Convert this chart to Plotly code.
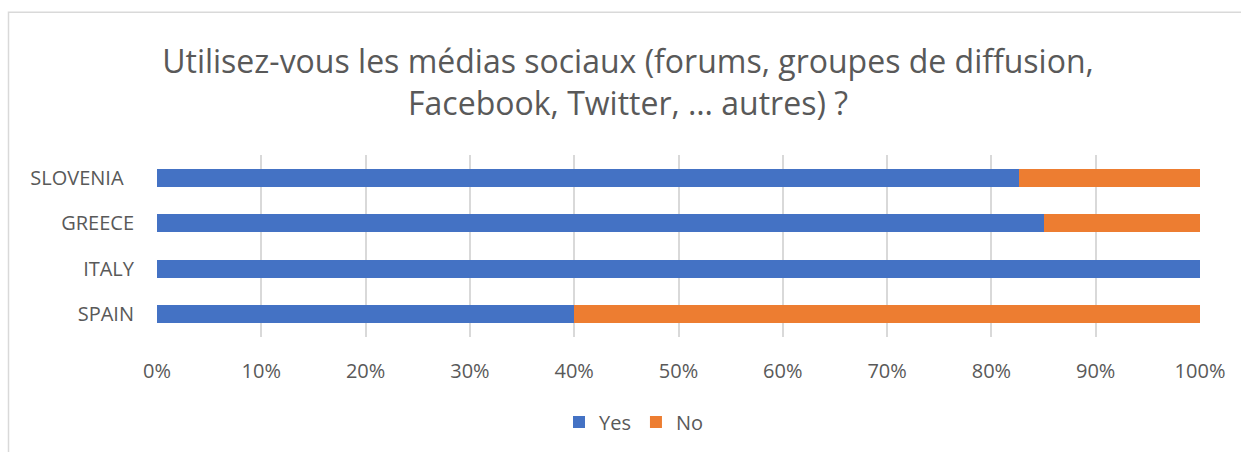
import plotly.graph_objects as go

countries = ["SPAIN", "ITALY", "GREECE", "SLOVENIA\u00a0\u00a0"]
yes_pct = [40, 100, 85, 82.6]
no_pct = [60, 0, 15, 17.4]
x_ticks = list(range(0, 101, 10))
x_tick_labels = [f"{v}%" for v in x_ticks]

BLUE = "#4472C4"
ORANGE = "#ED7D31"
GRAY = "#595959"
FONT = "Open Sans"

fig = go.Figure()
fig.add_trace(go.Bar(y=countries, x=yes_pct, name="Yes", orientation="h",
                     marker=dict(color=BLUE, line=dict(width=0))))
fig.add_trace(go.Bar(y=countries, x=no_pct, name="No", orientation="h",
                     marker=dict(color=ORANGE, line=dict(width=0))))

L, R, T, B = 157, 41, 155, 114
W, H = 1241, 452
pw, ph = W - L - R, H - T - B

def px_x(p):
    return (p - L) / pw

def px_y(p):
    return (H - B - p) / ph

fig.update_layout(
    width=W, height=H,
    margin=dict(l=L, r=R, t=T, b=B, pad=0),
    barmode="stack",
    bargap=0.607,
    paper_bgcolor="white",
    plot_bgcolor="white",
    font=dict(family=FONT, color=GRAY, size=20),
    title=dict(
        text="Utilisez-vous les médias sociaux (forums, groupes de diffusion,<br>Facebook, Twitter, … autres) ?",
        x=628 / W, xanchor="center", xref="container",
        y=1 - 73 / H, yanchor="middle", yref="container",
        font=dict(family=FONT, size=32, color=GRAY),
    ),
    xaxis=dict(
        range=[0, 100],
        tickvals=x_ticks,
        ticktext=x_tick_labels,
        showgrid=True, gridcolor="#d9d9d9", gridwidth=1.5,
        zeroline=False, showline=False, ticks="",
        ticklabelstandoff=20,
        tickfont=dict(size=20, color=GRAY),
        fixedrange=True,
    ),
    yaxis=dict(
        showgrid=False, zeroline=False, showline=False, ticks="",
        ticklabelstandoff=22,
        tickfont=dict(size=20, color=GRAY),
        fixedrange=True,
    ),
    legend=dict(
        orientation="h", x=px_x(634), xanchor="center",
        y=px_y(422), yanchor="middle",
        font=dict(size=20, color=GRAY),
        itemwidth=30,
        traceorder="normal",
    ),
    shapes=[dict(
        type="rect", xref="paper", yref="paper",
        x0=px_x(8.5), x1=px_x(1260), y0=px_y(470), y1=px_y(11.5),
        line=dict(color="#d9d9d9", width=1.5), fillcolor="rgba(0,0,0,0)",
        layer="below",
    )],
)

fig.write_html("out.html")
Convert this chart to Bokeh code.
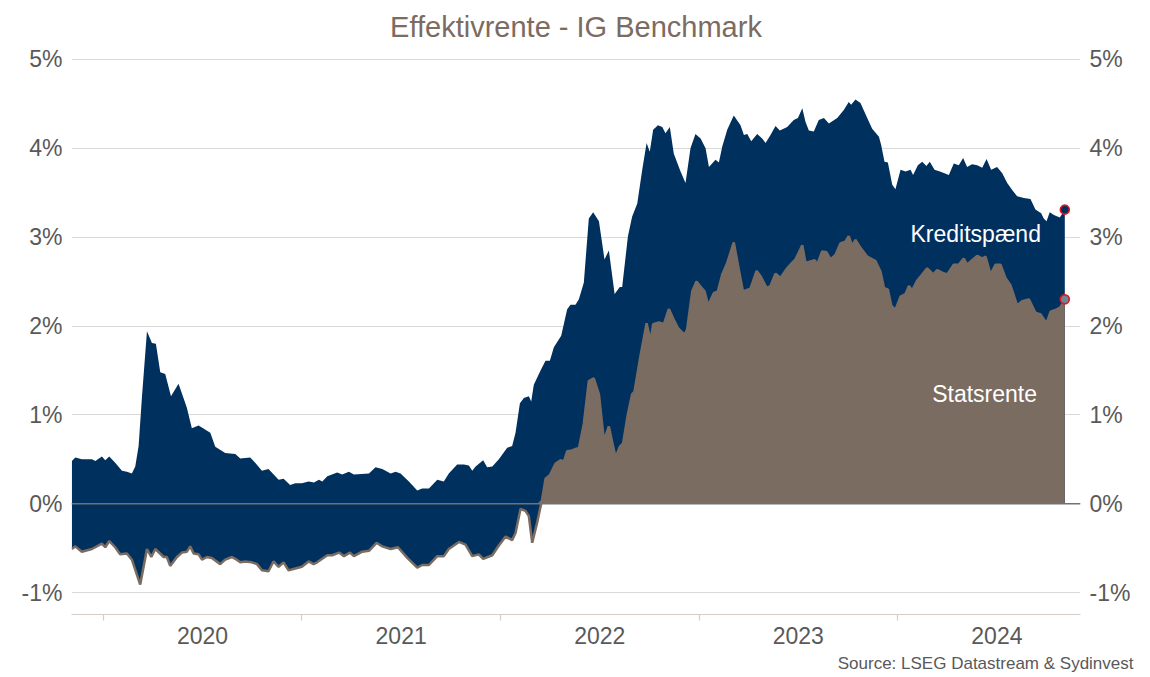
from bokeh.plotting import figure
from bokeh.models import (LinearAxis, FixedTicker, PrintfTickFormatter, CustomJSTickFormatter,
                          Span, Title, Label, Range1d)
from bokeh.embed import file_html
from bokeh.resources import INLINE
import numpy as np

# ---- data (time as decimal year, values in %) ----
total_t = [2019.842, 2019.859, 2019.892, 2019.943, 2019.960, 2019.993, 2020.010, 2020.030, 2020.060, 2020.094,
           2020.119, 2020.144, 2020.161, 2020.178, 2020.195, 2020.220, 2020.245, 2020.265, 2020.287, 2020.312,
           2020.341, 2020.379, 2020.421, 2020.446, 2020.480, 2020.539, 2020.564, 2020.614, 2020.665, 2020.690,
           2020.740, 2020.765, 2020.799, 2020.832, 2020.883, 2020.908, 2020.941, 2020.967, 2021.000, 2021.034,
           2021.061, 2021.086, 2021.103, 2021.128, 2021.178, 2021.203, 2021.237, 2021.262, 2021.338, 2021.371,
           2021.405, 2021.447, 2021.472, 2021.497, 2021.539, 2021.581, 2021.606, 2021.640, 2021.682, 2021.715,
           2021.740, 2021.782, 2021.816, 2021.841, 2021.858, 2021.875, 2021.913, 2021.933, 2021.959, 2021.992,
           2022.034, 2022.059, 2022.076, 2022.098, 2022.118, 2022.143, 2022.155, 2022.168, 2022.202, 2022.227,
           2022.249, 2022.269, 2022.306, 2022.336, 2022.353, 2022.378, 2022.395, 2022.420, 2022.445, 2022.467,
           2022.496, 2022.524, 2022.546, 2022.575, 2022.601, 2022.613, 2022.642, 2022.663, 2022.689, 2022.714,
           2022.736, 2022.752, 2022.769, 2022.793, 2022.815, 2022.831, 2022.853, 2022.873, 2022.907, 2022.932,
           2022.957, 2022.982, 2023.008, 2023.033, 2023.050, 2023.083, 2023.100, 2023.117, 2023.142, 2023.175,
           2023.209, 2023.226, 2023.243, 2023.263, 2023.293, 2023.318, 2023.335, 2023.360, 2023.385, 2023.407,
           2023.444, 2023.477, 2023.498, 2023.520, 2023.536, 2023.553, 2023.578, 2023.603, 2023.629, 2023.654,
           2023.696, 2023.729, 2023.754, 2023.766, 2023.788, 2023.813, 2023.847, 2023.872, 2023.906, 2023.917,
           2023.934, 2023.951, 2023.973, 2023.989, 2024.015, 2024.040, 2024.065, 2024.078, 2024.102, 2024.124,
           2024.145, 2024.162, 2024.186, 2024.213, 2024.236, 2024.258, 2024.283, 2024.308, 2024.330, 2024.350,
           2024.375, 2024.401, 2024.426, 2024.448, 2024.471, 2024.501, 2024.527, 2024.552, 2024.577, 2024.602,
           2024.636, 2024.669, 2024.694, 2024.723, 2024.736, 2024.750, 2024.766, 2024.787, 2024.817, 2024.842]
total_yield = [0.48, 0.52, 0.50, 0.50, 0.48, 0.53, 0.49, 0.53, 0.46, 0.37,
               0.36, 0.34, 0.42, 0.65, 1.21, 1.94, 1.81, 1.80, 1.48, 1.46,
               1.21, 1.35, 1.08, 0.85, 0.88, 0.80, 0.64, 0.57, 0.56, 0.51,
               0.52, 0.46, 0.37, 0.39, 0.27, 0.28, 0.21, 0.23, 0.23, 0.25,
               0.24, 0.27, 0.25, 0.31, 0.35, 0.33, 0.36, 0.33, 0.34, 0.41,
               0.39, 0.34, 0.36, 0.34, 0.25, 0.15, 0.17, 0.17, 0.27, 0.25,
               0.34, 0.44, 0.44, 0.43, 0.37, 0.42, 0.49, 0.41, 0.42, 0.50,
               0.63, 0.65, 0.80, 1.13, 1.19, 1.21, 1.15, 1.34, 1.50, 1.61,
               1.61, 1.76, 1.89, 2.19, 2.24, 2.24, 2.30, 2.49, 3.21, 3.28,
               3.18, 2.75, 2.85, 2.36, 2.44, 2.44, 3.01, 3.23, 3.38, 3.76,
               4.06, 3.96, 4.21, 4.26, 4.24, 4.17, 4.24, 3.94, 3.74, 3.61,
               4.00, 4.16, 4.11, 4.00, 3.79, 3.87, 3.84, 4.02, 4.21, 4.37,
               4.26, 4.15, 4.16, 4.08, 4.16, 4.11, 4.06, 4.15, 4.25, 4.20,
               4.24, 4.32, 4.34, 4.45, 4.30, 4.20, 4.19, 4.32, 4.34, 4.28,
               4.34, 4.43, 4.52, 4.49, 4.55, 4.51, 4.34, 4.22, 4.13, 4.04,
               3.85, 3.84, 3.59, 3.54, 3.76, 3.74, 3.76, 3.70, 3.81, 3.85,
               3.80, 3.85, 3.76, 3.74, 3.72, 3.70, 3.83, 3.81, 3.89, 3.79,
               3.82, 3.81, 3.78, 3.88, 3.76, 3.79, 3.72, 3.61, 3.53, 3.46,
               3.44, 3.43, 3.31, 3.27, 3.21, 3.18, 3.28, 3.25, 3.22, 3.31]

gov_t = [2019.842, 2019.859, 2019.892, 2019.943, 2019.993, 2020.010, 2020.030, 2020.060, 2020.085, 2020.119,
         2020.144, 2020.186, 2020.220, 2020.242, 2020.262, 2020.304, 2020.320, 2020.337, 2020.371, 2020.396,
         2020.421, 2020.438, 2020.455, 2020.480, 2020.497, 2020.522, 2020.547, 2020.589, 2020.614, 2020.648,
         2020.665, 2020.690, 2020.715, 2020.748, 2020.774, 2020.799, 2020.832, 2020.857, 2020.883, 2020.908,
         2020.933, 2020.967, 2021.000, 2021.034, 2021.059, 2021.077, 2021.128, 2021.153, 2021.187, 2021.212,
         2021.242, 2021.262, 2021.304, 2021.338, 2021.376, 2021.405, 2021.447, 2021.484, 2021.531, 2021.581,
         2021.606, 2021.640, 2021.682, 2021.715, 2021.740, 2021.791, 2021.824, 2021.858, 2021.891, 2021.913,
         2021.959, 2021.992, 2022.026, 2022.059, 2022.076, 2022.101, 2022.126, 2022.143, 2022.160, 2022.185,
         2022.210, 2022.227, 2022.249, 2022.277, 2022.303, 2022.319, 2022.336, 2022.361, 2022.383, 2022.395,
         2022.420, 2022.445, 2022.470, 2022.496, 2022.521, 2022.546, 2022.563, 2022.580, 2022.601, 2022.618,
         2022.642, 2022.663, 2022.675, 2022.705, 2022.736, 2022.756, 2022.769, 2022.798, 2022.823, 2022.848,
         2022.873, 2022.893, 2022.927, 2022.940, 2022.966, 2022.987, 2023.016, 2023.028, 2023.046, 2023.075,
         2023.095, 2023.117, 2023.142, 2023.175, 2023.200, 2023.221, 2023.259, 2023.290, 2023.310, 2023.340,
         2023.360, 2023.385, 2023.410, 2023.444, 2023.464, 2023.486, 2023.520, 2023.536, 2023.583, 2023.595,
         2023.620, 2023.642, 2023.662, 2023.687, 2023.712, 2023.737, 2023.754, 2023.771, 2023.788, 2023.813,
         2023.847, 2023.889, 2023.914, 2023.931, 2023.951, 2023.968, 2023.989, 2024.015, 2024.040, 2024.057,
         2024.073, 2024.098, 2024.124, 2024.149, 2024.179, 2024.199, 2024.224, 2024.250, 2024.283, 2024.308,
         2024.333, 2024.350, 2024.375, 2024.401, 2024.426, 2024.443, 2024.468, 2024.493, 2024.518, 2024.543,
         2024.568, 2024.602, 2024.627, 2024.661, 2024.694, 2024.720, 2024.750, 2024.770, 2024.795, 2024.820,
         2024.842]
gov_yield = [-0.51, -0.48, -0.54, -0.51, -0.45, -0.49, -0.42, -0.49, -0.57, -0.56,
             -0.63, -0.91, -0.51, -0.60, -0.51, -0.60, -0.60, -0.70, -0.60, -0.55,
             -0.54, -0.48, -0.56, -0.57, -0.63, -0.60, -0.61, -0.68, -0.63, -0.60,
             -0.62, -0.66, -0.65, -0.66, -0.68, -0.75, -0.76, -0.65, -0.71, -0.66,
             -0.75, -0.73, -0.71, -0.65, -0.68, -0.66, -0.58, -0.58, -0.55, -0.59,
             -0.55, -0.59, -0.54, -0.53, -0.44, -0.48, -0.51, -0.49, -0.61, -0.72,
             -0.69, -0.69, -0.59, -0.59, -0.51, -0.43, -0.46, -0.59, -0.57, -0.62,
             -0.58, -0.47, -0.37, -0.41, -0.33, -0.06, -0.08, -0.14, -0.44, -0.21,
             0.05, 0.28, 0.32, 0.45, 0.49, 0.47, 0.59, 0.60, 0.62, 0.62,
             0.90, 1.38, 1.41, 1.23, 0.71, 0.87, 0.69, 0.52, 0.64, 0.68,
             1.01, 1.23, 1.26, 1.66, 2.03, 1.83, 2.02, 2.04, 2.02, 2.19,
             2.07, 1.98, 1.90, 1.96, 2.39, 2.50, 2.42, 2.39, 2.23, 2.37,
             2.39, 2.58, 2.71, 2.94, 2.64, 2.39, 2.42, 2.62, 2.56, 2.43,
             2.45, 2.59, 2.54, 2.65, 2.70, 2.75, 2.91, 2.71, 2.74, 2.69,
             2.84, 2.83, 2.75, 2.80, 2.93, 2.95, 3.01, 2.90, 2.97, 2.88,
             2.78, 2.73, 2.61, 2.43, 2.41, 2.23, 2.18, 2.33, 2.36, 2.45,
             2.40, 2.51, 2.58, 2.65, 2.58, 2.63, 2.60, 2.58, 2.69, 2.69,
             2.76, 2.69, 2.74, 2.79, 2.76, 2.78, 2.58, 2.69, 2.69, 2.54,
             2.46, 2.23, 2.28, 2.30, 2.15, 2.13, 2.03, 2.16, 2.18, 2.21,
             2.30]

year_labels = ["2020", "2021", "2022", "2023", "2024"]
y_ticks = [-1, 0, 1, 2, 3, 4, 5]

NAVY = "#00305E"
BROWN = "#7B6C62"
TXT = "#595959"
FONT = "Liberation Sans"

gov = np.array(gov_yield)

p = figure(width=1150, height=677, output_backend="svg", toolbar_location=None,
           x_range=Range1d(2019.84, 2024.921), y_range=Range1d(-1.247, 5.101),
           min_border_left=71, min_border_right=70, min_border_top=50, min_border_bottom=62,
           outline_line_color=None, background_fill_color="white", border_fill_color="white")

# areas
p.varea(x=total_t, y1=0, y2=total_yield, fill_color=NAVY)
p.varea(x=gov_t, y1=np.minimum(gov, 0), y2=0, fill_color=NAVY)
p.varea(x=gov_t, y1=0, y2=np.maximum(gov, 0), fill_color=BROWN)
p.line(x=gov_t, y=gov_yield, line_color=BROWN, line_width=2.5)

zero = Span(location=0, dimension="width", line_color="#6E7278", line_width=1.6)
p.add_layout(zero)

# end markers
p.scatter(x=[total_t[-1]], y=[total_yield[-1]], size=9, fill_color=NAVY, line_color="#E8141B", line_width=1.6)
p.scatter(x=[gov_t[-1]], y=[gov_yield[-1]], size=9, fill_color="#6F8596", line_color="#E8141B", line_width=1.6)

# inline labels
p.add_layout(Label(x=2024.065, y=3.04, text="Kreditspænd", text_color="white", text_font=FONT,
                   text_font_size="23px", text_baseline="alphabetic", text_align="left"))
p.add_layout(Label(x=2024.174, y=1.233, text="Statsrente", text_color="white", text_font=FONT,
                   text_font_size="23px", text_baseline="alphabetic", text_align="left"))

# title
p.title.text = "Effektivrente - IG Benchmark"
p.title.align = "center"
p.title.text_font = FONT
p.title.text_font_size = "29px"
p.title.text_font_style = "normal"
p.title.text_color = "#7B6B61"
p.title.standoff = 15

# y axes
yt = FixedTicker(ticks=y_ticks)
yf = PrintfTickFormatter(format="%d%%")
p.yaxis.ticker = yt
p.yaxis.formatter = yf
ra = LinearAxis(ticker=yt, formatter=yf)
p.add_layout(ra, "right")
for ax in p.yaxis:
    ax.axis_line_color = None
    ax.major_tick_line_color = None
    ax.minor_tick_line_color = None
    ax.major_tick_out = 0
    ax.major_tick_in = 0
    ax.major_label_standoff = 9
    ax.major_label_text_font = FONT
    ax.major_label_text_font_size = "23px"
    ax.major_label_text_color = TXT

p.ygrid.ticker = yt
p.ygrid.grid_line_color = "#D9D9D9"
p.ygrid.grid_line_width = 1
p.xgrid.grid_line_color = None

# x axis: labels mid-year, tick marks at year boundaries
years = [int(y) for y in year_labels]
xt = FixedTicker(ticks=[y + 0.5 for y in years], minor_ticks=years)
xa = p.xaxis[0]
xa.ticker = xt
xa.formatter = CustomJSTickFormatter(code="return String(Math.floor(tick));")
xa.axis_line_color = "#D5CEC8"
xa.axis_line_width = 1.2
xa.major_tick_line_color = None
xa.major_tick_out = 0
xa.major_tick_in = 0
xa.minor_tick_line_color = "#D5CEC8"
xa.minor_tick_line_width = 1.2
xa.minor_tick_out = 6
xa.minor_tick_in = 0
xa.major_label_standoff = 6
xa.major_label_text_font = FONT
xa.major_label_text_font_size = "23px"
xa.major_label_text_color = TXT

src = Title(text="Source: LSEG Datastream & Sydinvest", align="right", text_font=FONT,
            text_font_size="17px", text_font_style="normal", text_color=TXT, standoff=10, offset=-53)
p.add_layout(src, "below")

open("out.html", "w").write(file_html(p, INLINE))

**Exercise details:** Pictures excluded, give again exactly and only the lines of the material above from the line with "Convert this chart to Bokeh code." through the line with "import numpy as np".

**Output below:**
Convert this chart to Bokeh code.
from bokeh.plotting import figure
from bokeh.models import (LinearAxis, FixedTicker, PrintfTickFormatter, CustomJSTickFormatter,
                          Span, Title, Label, Range1d)
from bokeh.embed import file_html
from bokeh.resources import INLINE
import numpy as np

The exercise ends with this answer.